Getting to know her family –her mother, to be more specific– not only made us understand who she is better, it also made us feel for her and realize that her adventures with The Doctor are her only escape and her only way to prove to herself that she can be better and no one can stop her.


And her mother? Oh, wasn’t Najia just amazing? What a great form of representation for women of color she was. Not only was she hard-working and diligent, she also proved to be a remarkable realistic mother. Which doesn’t mean she was strict or annoying. It means she was harsh when she had to be, and caring and mature when she needed to be.

Plus, she stood up to Donald Trump 2.0 like a boss. Sign me up for more adventures involving her anytime.

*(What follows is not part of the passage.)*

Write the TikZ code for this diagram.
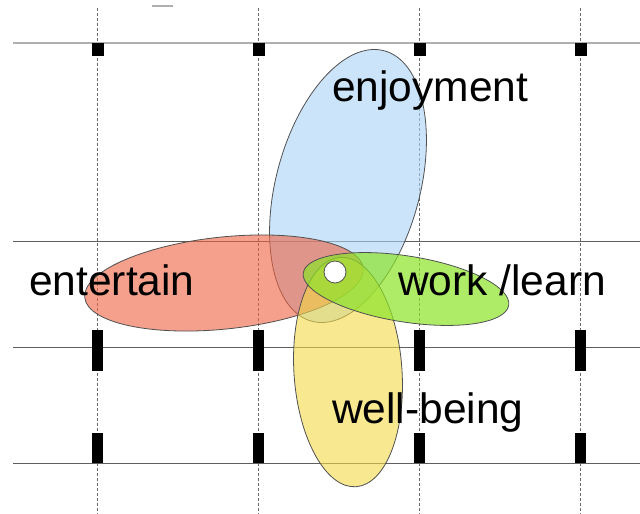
\documentclass[tikz,border=0pt]{standalone}
\usepackage{fontspec}
\setmainfont{Liberation Sans}
\definecolor{gridtop}{RGB}{175,175,175}
\definecolor{gridline}{RGB}{95,95,95}
\definecolor{dashline}{RGB}{105,105,105}
\definecolor{edge}{RGB}{80,80,80}
\definecolor{cblue}{RGB}{170,210,247}
\definecolor{cred}{RGB}{238,97,63}
\definecolor{cgreen}{RGB}{140,228,40}
\definecolor{cyellow}{RGB}{243,217,70}
\begin{document}
\begin{tikzpicture}[x=1pt,y=-1pt,
  hline/.style={draw=gridline, line width=1.8pt},
  vline/.style={draw=dashline, line width=0.9pt, dash pattern=on 3pt off 2pt},
  blob/.style={draw=edge, line width=0.8pt, fill opacity=0.6},
  lbl/.style={font=\fontsize{42.5}{48}\selectfont, inner sep=0pt, anchor=base west}
]
\useasboundingbox (0,0) rectangle (640,514);
% grid
\draw[gridtop, line width=1.4pt] (152,6) -- (173,6);
\foreach \x in {97.5,258.5,419.5,580.5} \draw[vline] (\x,8) -- (\x,514);
\draw[draw=gridtop, line width=2.4pt] (13,43) -- (640,43);
\foreach \y in {241.5,347.5,463.5} \draw[hline] (13,\y) -- (640,\y);
\foreach \x in {97.5,258.5,419.5,580.5} {
  \fill (\x-6,43) rectangle (\x+6,56);
  \fill (\x-5.5,330) rectangle (\x+5.5,371);
  \fill (\x-5.5,433) rectangle (\x+5.5,463);
}
% petals
\path[blob, fill=cblue, rotate around={-15:(348,186)}] (348,186) ellipse [x radius=72, y radius=140];
\path[blob, fill=cred, rotate around={6:(224,283)}] (224,283) ellipse [x radius=140, y radius=46];
\path[blob, fill=cyellow, rotate around={4:(348,372)}] (348,372) ellipse [x radius=54, y radius=115];
\path[blob, fill=cgreen, fill opacity=0.7, rotate around={-9:(406,289)}] (406,289) ellipse [x radius=104, y radius=33];
\draw[edge, fill=white, line width=0.8pt] (335,272) circle [radius=11];
% labels
\node[lbl] (enjoy) at (332,101) {enjoyment};
\node[lbl] (enter) at (29,295) {entertain};
\node[lbl] (work) at (398,295) {work /learn};
\node[lbl] (well) at (332,423) {well-being};
\end{tikzpicture}
\end{document}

But, beyond that, we were finally gifted with some much needed Yaz character development that made us understand why The Doctor has chosen her –along with Graham and Ryan– to be part of Team Tardis.


And speaking of Ryan, is it bad that I’m starting to ship him and Yaz a little bit? No? Just me? Let me know.

Props should also be given, greatly deserved, to Bradley Walsh for his portrayal of Graham this week. We’ve finally understood him as more than simple comic relief, and his admission about dealing with grief was realistically refreshing and healthy. I’m liking him more and more every week.


It was the first time Doctor Who felt like Doctor Who this season, and it had all to do with the fact that Chibnall has finally hit the heart of the show and taken it a step further. The Doctor’s criticizing of the human race is no longer a simple jab at American or English politics through a clever joke, it’s now a full-on. one episode long metaphor embodied by a very real magnate. And it perfectly proves that, just as the hearts of humans are the brightest stars to ever shine, they are as easily corrupted as any other race.

Humans are the greatest mystery, and also the greatest threat. Even to ourselves.

Doctor Who airs Sundays on BBC One and BBC America.